Introduction
“A Red, Red Rose”, written by Robert Burns, is a four stanza poem, with four lines in each stanza. The poem begins with the conventional image of rose, a red rose, to represent love, and then it deviates into images like rocks and sands. Though it has all the qualities of a traditional ballad, it attains a very complex nature, deserving to be read in the context of modern interpretations, like the theory of deconstruction formulated by Derrida. This brief paper takes a look at the poem in order to discuss the important literary devices used in it.
Discussion
In the first stanza the poet compares love to a rose and then to a sweet melody: “O MY Luve ‘s like a red, red rose …O my Luve ‘s like the melodie” (Burns). These images are conventional, but they also imply their opposite meanings. A rose has thorns as love is never without its thorny sides. Both the rose and the melody remind that they are short-lived, temporal, though sweet. Therefore, the poet’s intention is to foreground the element of time in love relationship and show the ambiguity inherent in it. In fact, the poet begins the poem in the conventional mode, but gradually deviates into the language of binary oppositions.
Burns further explains the intricacies of love in the second stanza by continuing to play with the theme of time. He is stressing on the depth of his love by asserting that his love will last till the seas go dry: “Till a’ the seas gang dry/ And the rocks melt wi’ the sun” (Burns). Though it is an impossible possibility, he wants to establish the desire for eternal love, knowing that the life of rose like the length of melody is temporal. The reality of love reminds the readers that in real life the opposite of what the poet says happens. Carrying his theme again into the third stanza, the poet exaggerates that his love will last till the rocks melt away or till the sands of life run: “I will luve thee still, my dear,/ While the sands o’ life shall run” (Burns). From familiar metaphors the poet moves away with metaphors like rocks and sands, which are not familiar. The irony implied here is that the lovers will not be there to witness such an eventuality, as rocks will never melt. Their nearness reminds the lovers of its opposite, of the inevitability of parting. Therefore, the lover promises to come back again, even if he travels ten thousand miles away.

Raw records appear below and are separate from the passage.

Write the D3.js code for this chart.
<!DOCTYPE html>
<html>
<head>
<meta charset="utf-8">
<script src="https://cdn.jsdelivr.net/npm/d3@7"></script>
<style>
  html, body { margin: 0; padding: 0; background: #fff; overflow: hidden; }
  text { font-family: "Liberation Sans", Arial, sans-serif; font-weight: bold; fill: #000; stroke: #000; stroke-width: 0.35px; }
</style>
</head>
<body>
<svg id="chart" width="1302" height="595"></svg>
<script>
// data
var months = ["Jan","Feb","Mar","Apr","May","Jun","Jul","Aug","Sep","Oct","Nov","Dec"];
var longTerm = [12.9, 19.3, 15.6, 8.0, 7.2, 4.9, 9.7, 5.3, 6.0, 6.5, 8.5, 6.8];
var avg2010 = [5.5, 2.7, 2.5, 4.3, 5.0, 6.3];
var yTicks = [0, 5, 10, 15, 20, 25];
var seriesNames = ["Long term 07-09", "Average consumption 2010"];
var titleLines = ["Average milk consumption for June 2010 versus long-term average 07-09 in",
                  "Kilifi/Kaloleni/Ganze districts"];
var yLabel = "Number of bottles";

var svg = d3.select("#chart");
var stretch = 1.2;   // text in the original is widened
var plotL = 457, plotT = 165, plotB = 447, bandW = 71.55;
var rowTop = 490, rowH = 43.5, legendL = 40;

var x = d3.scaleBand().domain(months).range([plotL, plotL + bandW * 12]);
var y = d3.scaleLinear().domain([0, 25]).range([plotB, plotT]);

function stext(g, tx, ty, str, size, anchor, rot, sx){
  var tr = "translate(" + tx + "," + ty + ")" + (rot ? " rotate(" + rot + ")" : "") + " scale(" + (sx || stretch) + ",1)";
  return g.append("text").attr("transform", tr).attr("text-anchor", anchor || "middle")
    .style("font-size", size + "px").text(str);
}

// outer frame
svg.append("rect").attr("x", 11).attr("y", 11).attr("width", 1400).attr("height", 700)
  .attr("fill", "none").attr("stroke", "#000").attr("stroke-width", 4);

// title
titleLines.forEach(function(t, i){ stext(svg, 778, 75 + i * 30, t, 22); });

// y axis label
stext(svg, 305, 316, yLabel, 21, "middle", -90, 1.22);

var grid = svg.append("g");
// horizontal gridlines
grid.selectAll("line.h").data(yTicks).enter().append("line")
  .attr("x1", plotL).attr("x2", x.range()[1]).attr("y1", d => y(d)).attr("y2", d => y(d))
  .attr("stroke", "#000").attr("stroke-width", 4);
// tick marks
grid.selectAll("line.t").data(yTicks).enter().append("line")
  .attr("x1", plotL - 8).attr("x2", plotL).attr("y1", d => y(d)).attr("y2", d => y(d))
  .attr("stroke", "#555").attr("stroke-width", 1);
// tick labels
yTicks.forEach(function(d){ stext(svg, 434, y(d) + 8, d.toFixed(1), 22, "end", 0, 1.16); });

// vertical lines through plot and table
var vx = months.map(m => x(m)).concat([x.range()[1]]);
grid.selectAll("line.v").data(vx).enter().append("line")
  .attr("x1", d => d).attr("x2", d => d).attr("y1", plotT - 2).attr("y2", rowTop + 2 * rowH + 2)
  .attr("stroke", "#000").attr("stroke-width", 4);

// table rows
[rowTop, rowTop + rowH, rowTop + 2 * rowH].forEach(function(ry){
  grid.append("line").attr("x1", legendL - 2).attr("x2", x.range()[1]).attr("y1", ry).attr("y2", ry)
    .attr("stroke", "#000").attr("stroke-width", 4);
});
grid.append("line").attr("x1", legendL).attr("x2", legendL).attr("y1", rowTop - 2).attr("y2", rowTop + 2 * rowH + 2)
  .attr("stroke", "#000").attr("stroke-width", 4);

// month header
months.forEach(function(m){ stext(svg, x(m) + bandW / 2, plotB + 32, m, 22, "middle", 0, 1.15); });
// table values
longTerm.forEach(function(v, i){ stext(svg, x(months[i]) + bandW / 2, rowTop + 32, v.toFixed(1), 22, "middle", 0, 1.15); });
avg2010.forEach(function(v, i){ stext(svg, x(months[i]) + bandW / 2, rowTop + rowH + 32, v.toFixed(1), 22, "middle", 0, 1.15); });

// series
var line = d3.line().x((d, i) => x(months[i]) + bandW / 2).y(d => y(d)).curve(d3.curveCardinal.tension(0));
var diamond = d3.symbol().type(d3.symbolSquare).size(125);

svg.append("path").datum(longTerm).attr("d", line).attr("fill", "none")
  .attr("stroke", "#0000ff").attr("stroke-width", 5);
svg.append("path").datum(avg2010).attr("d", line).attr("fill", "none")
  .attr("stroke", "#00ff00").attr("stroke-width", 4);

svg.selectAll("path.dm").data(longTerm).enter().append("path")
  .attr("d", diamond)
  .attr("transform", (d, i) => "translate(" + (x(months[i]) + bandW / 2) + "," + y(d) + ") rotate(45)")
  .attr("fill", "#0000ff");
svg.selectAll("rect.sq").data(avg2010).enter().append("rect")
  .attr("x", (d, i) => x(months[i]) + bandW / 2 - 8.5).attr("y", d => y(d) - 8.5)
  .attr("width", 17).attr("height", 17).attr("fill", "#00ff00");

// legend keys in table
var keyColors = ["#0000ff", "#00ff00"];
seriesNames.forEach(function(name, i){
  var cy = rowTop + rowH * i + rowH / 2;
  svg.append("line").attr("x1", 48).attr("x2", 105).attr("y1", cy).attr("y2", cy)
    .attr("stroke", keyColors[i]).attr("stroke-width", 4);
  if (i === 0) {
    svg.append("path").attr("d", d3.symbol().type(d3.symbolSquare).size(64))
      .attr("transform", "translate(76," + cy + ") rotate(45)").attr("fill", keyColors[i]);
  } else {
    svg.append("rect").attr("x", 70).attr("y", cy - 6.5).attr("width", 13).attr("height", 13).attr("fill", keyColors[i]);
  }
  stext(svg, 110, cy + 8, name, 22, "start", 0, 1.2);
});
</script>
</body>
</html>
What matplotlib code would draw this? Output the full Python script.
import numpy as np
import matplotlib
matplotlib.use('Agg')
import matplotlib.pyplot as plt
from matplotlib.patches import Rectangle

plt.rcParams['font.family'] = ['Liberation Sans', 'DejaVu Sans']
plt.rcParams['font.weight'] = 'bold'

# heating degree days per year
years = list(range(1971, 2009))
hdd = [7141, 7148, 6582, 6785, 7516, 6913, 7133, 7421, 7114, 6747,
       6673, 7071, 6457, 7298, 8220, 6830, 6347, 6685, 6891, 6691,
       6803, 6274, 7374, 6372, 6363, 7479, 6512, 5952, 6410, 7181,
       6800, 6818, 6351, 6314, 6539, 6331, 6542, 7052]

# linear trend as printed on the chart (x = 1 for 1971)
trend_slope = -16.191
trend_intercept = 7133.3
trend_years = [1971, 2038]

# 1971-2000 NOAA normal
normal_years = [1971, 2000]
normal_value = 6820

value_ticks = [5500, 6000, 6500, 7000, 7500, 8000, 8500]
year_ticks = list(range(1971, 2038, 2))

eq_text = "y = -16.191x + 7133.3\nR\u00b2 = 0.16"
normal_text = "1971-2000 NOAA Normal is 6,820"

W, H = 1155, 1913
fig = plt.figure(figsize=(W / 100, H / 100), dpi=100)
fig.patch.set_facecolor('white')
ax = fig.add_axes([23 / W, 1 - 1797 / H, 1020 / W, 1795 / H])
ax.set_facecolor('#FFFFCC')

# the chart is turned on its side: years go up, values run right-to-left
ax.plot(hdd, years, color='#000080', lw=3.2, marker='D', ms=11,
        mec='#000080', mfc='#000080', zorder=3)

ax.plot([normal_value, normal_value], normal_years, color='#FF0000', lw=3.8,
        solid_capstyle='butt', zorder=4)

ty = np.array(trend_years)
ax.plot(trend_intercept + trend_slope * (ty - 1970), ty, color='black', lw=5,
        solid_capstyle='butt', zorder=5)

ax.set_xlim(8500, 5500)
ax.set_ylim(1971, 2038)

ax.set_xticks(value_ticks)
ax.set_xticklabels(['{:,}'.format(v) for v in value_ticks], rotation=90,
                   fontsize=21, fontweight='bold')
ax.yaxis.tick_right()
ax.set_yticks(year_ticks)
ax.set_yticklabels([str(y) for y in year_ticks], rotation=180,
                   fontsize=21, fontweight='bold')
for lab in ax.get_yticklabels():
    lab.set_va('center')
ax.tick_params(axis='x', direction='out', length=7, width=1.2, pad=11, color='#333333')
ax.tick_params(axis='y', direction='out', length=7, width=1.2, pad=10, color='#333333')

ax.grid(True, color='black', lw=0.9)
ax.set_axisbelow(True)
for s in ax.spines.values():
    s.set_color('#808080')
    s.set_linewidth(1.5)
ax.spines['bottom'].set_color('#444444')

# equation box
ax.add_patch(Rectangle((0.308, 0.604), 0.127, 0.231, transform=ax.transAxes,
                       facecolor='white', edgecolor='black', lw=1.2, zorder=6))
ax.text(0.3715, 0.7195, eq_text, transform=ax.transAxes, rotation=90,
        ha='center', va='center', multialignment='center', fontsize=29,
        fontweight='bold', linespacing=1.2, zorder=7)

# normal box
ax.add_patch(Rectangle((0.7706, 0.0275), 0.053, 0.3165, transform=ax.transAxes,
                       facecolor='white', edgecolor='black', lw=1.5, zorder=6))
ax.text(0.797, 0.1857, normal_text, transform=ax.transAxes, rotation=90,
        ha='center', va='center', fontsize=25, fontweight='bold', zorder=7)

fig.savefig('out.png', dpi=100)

The poet, apart from resorting to the metaphors like flower and melody, clearly depicts the process of time in nature by giving emphasis on the change of season, the inevitability of decay, and by showing that parting is also implicit in this process of transition. The human desire is to return to the beloved: “And I will come again, my Luve” (Burns). Thus the metaphors in the poem help the poet in establishing the complex nature of relationship. The transition of an image to the next image looks smooth, like the thought of red rose leading to the thought of melody, both very sweet to the lovers’ senses. It is only when the reader thinks of the binary opposition to which these images take them; the poem attains an extraordinary quality. Otherwise, it remains as an old ballad. In other words, one has to read the poem in the light of the various devices used by the poet.
Conclusion
The greatness of the poem is in its literariness. The alternating tetrameters and trimesters, with their four and three stressed syllables, add musical greatness to the poem. It was meant to be sung as popular music and love as its central theme meets the taste of the readers. It also reveals the irony of love at the end. Its ability to allow modern literary interpretation is its real success.
Reference
Burns, Robert. “A Red, Red Rose”. Arthur Quiller-Couch, ed. 1919. The Oxford Book of English Verse: 1250–1900.